2. Target trajectory: from the footprint trajectory of the target, it may be determined if the human is moving towards or away from the camera. Moving towards the camera may provide a much better snapshot than moving away from the camera.
3. Size of the head: the bigger the image size of the human head, the more details the image might may provide on the human target. The size of the head may be defined as the mean of the major and minor axis length of the head ellipse model.
A reliable best human snapshot detection may be obtained by jointly consider the above three metrics. One way is to create a relative best human snapshot measure on any two human snapshots, for example, human1 and human2:
R=Rs*Rt*Rh, where
Rs is the head skin tone ratio of human 2 over the head skin tone ratio of human 1;
Rt equals one if the two targets are moving on the same relative direction toward the camera; equals 2 if human 2 moves toward the camera while human 1 moves away from the camera; and equals 0.5 if human 2 moves away from the camera while human 1 moves toward the camera;
Rh is the head size of human 2 over the head size of human 1.
Human 2 may be considered as a better snapshot if R is greater than one. In the system, for the same human target, the most recent human snapshot may b continuously compared with the best human snapshot at that time. If the relative measure R is greater than one, the best snapshot may be replaced with the most recent snapshot.
Another new capability is related to the privacy. With accurate head detection, alert images on the human head/face may be digitally obscured to protect privacy while giving operator visual verification of the presence of a human. This is particularly useful in the residential application.
With the human detection and tracking describe above, the system may provide an accurate estimation on how many human targets may exist in the camera view at any time of interest. The system may make it possible for the users to perform more sophisticated analysis such as, for example, human activity recognition, scene context learning, as one of ordinary skill in the art would appreciate based, at least, on the teachings provided herein.
The various modules discussed herein may be implemented in software adapted to be stored on a computer-readable medium and adapted to be operated by or on a computer, as defined herein.

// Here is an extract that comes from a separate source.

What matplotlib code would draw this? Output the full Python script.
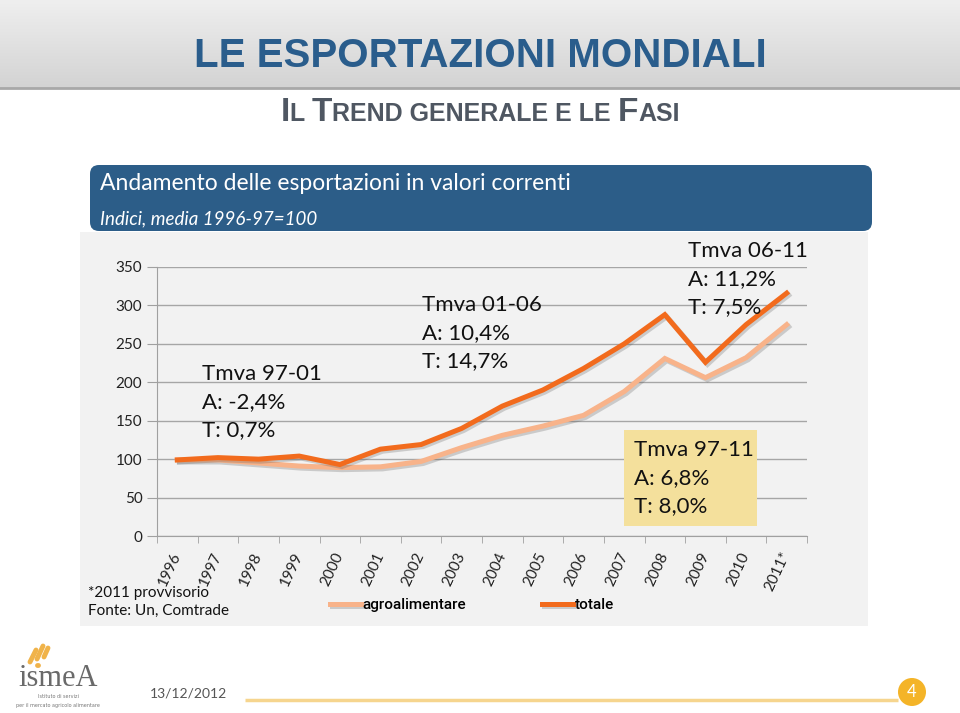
import numpy as np
import matplotlib
matplotlib.use("Agg")
import matplotlib.pyplot as plt
import matplotlib.patheffects as pe
from matplotlib.patches import FancyBboxPatch, Rectangle, Circle

# --- data (index, media 1996-97 = 100) ---
years = ['1996', '1997', '1998', '1999', '2000', '2001', '2002', '2003',
         '2004', '2005', '2006', '2007', '2008', '2009', '2010', '2011*']
agroalimentare = [99, 99, 95, 91, 89, 90, 97, 115, 131, 143, 157, 188, 231, 206, 232, 275]
totale = [99, 102, 100, 104, 93, 113, 119, 140, 169, 190, 218, 250, 288, 226, 275, 316]

col_tot = '#f26b1d'
col_agro = '#f8b38a'
blue = '#2c5d88'

fig = plt.figure(figsize=(9.6, 7.13), dpi=100)
fig.patch.set_facecolor('white')

# background layer in pixel coordinates
bg = fig.add_axes([0, 0, 1, 1], zorder=0)
bg.axis('off')

# header gradient
grad = np.linspace(0, 1, 100).reshape(-1, 1)
bg.imshow(grad, extent=(0, 960, 88, 0), cmap=matplotlib.colors.LinearSegmentedColormap.from_list(
    'g', ['#efefef', '#d3d3d3']), aspect='auto', zorder=0)
bg.plot([0, 960], [88, 88], color='#a8a8a8', lw=2, zorder=1)
bg.set_xlim(0, 960)
bg.set_ylim(713, 0)

bg.text(480, 56, 'LE ESPORTAZIONI MONDIALI', ha='center', va='center',
        fontsize=29, fontweight='bold', color='#2a5d8c', family='Liberation Sans')

# small caps subtitle
pieces = [('I', 24), ('L ', 18), ('T', 24), ('REND GENERALE E LE ', 18), ('F', 24), ('ASI', 18)]
r = fig.canvas.get_renderer()
objs = []
for s, fs in pieces:
    t = bg.text(0, 121, s, ha='left', va='baseline', fontsize=fs, fontweight='bold',
                color='#4f5762', family='Liberation Sans')
    objs.append(t)
widths = [o.get_window_extent(r).width for o in objs]
x0 = 480 - sum(widths) / 2
for o, w in zip(objs, widths):
    o.set_x(x0)
    x0 += w

# chart panel and banner
bg.add_patch(Rectangle((80, 232), 788, 394, facecolor='#f2f2f2', edgecolor='none', zorder=1))
bg.add_patch(FancyBboxPatch((90, 165), 782, 66, boxstyle='round,pad=0,rounding_size=9',
                            facecolor=blue, edgecolor='none', zorder=2))
bg.text(100, 183, 'Andamento delle esportazioni in valori correnti', ha='left', va='center',
        fontsize=16.5, color='white', family='Lato', zorder=3)
bg.text(100, 219, 'Indici, media 1996-97=100', ha='left', va='center',
        fontsize=13.5, color='white', family='Lato', style='italic', zorder=3)

bg.text(88, 593, '*2011 provvisorio', ha='left', va='center', fontsize=11, family='Lato', color='#111111')
bg.text(88, 611, 'Fonte: Un, Comtrade', ha='left', va='center', fontsize=11, family='Lato', color='#111111')

# footer
bg.text(150, 694, '13/12/2012', ha='left', va='center', fontsize=10, family='Lato', color='#555555')
bg.plot([245, 898], [700, 700], color='#f6d58e', lw=2.5, solid_capstyle='butt')
bg.add_patch(Circle((912, 692), 14, facecolor='#f4b428', edgecolor='none'))
bg.text(912, 692, '4', ha='center', va='center', fontsize=12, color='white', family='Lato')

# rough logo
bg.text(58, 678, 'ismeA', ha='center', va='center', fontsize=22, color='#6a6a6a', family='Liberation Serif')
for (xa, ya, xb, yb) in [(30, 662, 36, 650), (37, 659, 43, 646), (44, 657, 48, 648), (37, 665, 38, 665)]:
    bg.plot([xa, xb], [ya, yb], color='#f0b34a', lw=3.5, solid_capstyle='round')
bg.text(58, 697, 'Istituto di servizi', ha='center', va='center', fontsize=3.5, color='#777777')
bg.text(58, 705, 'per il mercato agricolo alimentare', ha='center', va='center', fontsize=3.5, color='#777777')

# --- chart ---
ax = fig.add_axes([157 / 960, 1 - 536 / 713, 650 / 960, 269 / 713], zorder=2)
ax.patch.set_alpha(0)
xs = np.arange(len(years))
shadow = [pe.SimpleLineShadow(offset=(1.5, -1.5), alpha=0.25, shadow_color='#555555'), pe.Normal()]
l1, = ax.plot(xs, agroalimentare, color=col_agro, lw=3.6, solid_joinstyle='miter',
              path_effects=shadow, label='agroalimentare', zorder=3)
l2, = ax.plot(xs, totale, color=col_tot, lw=3.6, solid_joinstyle='miter',
              path_effects=shadow, label='totale', zorder=4)

ax.set_xlim(-0.5, len(years) - 0.5)
ax.set_ylim(0, 350)
ax.set_yticks(np.arange(0, 351, 50))
ax.yaxis.grid(True, color='#a6a6a6', lw=1)
ax.set_axisbelow(True)
for s in ['top', 'right']:
    ax.spines[s].set_visible(False)
for s in ['left', 'bottom']:
    ax.spines[s].set_color('#a0a0a0')
ax.tick_params(axis='y', length=7, color='#a0a0a0', labelsize=11, labelcolor='#222222')
ax.set_xticks(xs)
ax.set_xticklabels(years, rotation=65, ha='right', va='center', rotation_mode='anchor',
                   fontsize=11, color='#222222', family='Lato')
ax.tick_params(axis='x', length=0, pad=12)
ax.set_xticks(np.arange(-0.5, len(years)), minor=True)
ax.tick_params(axis='x', which='minor', length=5, color='#a0a0a0')
for lab in ax.get_yticklabels():
    lab.set_family('Lato')

# annotations
ann = dict(ha='left', va='top', fontsize=16, family='Lato', color='#111111', linespacing=1.5)
ax.text(0.62, 224, 'Tmva 97-01\nA: -2,4%\nT: 0,7%', **ann)
ax.text(6.03, 314, 'Tmva 01-06\nA: 10,4%\nT: 14,7%', **ann)
ax.text(12.56, 384, 'Tmva 06-11\nA: 11,2%\nT: 7,5%', clip_on=False, zorder=5, **ann)
ax.add_patch(Rectangle((10.99, 13), 3.27, 125, facecolor='#f4e09c', edgecolor='none', zorder=5))
ax.text(11.23, 125, 'Tmva 97-11\nA: 6,8%\nT: 8,0%', zorder=6, **ann)

fig.legend(handles=[l1, l2], loc='center', bbox_to_anchor=(472 / 960, 1 - 605 / 713), ncol=2,
           frameon=False, handlelength=2.0, handletextpad=0.1, columnspacing=5,
           prop={'family': 'Roboto', 'size': 11, 'weight': 'medium'})

fig.savefig('out.png', dpi=100)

All exampled discussed herein are non-limiting and non-exclusive examples, as would be understood by one of ordinary skill in the relevant art(s), based at least on the teachings provided herein.
While various embodiments of the invention have been described above, it should be understood that they have been presented by way of example, and not limitation. It will be apparent to persons skilled in the relevant art that various changes in form and detail may be made therein without departing from the spirit and scope of the invention. This is especially true in light of technology and terms within the relevant art(s) that may be later developed. Thus the invention should not be limited by any of the above-described exemplary embodiments, but should be defined only in accordance with the following claims and their equivalents.